WORK TO BE COMPLETED.
Reproduce the listing below from the line with "What TikZ code" to the line with "minimum width=113pt, minimum", both lines included, character for character, minus any pictures.

AVAILABLE RECORDS.
────

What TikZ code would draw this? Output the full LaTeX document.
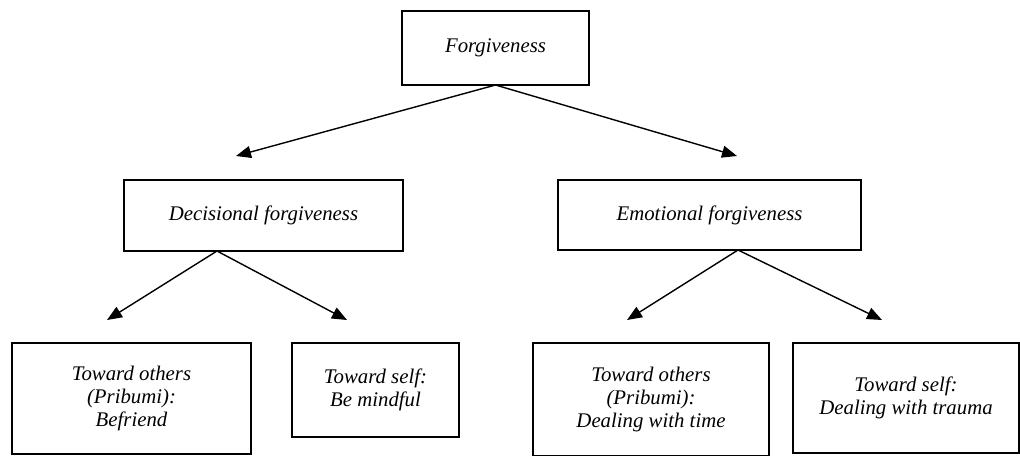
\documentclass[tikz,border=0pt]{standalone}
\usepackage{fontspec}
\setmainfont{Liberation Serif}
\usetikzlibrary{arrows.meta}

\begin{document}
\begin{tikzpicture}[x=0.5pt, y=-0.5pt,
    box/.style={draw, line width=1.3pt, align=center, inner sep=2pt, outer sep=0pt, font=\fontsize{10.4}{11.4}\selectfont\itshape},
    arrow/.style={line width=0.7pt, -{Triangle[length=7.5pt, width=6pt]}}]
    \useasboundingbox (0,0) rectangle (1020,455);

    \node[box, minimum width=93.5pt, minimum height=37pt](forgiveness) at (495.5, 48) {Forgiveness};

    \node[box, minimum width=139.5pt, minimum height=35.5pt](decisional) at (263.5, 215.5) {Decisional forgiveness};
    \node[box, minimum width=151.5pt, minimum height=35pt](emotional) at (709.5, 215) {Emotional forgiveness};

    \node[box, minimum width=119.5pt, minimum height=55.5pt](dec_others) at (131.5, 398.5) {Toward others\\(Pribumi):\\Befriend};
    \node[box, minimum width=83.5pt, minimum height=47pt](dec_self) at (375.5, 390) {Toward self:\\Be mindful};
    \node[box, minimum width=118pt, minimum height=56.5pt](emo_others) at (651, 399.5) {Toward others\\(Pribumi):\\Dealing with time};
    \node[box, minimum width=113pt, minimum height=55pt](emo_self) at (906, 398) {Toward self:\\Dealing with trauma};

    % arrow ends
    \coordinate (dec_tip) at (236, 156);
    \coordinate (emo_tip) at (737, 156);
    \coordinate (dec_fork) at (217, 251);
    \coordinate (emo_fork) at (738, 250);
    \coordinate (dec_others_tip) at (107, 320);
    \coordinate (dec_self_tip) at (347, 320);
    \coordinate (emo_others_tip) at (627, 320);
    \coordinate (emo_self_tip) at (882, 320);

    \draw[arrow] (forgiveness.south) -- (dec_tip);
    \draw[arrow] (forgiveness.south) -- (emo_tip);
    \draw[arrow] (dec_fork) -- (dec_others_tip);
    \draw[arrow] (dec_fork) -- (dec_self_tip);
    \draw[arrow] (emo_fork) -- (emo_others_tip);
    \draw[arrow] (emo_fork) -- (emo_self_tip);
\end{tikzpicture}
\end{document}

────

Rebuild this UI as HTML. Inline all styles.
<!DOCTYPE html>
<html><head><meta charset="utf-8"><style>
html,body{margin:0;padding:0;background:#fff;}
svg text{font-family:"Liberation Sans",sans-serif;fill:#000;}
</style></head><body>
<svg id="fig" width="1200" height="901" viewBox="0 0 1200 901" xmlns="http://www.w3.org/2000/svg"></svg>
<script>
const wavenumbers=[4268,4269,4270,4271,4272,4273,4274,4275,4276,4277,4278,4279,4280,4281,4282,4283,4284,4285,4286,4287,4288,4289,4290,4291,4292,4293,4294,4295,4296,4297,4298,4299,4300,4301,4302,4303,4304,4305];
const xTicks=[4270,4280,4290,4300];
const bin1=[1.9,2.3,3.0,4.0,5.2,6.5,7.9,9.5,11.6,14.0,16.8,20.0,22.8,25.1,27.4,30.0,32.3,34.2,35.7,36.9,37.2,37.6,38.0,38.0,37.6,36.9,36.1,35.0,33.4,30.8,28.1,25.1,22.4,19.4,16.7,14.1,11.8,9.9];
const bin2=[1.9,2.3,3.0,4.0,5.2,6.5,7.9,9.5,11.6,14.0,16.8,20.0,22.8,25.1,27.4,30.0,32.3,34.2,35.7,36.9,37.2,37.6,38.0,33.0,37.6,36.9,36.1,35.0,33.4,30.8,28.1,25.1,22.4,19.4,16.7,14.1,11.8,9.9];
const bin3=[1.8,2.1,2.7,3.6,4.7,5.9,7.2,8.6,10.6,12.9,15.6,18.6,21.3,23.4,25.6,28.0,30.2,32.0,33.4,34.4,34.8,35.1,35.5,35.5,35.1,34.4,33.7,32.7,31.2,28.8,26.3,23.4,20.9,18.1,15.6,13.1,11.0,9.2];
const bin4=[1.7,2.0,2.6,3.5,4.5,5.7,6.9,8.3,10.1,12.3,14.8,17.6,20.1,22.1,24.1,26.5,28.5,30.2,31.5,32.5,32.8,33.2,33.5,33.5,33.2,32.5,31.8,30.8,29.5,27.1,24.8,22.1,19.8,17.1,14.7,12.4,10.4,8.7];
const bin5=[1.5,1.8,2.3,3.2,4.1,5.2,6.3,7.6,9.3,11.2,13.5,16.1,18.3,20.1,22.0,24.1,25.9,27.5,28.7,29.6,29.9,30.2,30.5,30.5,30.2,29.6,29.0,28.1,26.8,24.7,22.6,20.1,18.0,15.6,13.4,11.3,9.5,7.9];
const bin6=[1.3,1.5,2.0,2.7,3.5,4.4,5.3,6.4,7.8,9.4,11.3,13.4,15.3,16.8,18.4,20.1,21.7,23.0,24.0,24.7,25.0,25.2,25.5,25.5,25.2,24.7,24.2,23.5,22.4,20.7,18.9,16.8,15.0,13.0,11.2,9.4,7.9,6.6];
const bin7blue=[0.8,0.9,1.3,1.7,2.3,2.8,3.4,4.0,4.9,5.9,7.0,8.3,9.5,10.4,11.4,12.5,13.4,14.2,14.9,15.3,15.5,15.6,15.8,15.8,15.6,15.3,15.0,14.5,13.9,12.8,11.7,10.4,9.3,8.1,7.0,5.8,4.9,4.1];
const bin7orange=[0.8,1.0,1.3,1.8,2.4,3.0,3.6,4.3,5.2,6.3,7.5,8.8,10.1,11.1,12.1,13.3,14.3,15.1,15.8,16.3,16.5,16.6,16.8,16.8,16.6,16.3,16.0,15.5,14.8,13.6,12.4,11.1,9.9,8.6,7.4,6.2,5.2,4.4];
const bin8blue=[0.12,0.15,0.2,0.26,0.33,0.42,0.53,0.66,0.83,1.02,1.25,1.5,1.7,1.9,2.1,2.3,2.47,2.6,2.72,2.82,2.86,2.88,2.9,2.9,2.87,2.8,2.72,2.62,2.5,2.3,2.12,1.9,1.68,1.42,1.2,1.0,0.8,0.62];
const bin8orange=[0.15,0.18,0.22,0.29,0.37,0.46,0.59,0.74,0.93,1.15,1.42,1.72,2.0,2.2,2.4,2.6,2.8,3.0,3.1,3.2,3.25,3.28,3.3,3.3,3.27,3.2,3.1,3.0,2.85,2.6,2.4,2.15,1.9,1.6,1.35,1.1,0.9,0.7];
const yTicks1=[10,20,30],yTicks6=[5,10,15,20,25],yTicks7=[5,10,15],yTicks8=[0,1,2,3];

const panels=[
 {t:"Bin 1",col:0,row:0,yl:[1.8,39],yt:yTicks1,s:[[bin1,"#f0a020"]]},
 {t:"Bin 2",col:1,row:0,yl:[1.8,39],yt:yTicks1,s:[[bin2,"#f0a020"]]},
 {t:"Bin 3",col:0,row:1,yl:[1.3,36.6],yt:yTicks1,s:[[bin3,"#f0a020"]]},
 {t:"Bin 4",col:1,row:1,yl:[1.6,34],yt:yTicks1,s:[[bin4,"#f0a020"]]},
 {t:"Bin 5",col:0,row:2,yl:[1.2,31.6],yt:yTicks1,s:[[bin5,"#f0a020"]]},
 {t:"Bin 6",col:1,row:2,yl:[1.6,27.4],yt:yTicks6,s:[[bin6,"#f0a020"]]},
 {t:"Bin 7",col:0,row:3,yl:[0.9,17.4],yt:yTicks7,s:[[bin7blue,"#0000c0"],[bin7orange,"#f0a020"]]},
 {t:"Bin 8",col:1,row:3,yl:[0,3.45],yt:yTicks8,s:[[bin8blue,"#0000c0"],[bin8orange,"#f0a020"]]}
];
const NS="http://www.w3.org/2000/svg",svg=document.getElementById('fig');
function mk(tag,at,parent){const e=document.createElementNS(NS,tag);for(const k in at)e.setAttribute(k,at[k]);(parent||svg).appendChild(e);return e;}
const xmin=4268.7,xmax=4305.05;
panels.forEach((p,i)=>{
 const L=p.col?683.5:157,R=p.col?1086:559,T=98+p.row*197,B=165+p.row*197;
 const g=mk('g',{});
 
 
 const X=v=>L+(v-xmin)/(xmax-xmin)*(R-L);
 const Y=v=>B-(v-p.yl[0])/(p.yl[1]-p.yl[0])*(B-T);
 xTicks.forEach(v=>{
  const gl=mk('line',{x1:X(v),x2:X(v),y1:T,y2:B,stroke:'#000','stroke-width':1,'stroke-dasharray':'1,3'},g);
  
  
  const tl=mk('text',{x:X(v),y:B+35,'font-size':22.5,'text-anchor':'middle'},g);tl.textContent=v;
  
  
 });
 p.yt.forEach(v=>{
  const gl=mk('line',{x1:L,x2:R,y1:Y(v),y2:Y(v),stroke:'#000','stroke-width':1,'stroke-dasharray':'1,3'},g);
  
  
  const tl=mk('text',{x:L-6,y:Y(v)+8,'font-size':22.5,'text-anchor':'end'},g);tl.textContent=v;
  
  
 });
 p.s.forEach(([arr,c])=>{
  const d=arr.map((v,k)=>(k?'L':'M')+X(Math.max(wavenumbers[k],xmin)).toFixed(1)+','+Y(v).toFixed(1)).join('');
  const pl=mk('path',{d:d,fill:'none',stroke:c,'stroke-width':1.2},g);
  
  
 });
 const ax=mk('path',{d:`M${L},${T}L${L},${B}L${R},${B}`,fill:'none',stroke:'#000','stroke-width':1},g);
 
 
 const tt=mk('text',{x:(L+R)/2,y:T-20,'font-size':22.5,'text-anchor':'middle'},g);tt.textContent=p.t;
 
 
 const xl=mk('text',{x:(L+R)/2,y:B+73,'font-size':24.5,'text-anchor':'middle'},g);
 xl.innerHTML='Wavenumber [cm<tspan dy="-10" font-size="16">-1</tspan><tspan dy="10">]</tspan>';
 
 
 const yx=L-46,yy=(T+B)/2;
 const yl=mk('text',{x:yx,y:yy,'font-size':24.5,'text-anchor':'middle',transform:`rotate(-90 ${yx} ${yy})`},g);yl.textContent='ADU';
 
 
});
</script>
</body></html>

────

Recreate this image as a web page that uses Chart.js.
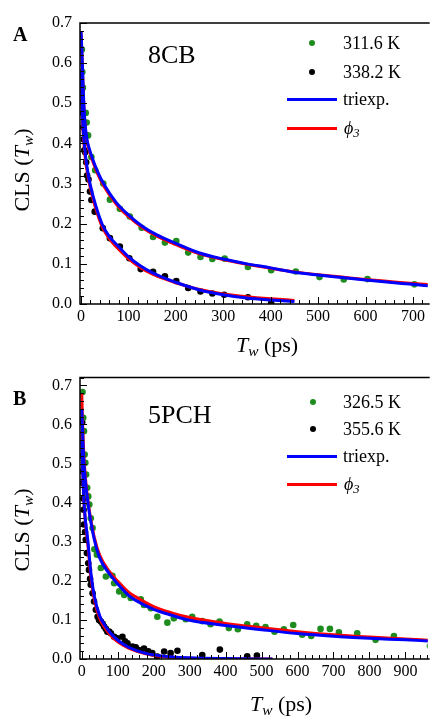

────

FULL OUTPUT.
What TikZ code would draw this? Output the full LaTeX document.
\documentclass[tikz,border=0pt]{standalone}
\usepackage{fontspec}
\setmainfont{Liberation Serif}
\usetikzlibrary{arrows.meta}

\begin{document}
\begin{tikzpicture}[x=0.5pt, y=-0.5pt,
    box/.style={draw, line width=1.3pt, align=center, inner sep=2pt, outer sep=0pt, font=\fontsize{10.4}{11.4}\selectfont\itshape},
    arrow/.style={line width=0.7pt, -{Triangle[length=7.5pt, width=6pt]}}]
    \useasboundingbox (0,0) rectangle (1020,455);

    \node[box, minimum width=93.5pt, minimum height=37pt](forgiveness) at (495.5, 48) {Forgiveness};

    \node[box, minimum width=139.5pt, minimum height=35.5pt](decisional) at (263.5, 215.5) {Decisional forgiveness};
    \node[box, minimum width=151.5pt, minimum height=35pt](emotional) at (709.5, 215) {Emotional forgiveness};

    \node[box, minimum width=119.5pt, minimum height=55.5pt](dec_others) at (131.5, 398.5) {Toward others\\(Pribumi):\\Befriend};
    \node[box, minimum width=83.5pt, minimum height=47pt](dec_self) at (375.5, 390) {Toward self:\\Be mindful};
    \node[box, minimum width=118pt, minimum height=56.5pt](emo_others) at (651, 399.5) {Toward others\\(Pribumi):\\Dealing with time};
    \node[box, minimum width=113pt, minimum height=55pt](emo_self) at (906, 398) {Toward self:\\Dealing with trauma};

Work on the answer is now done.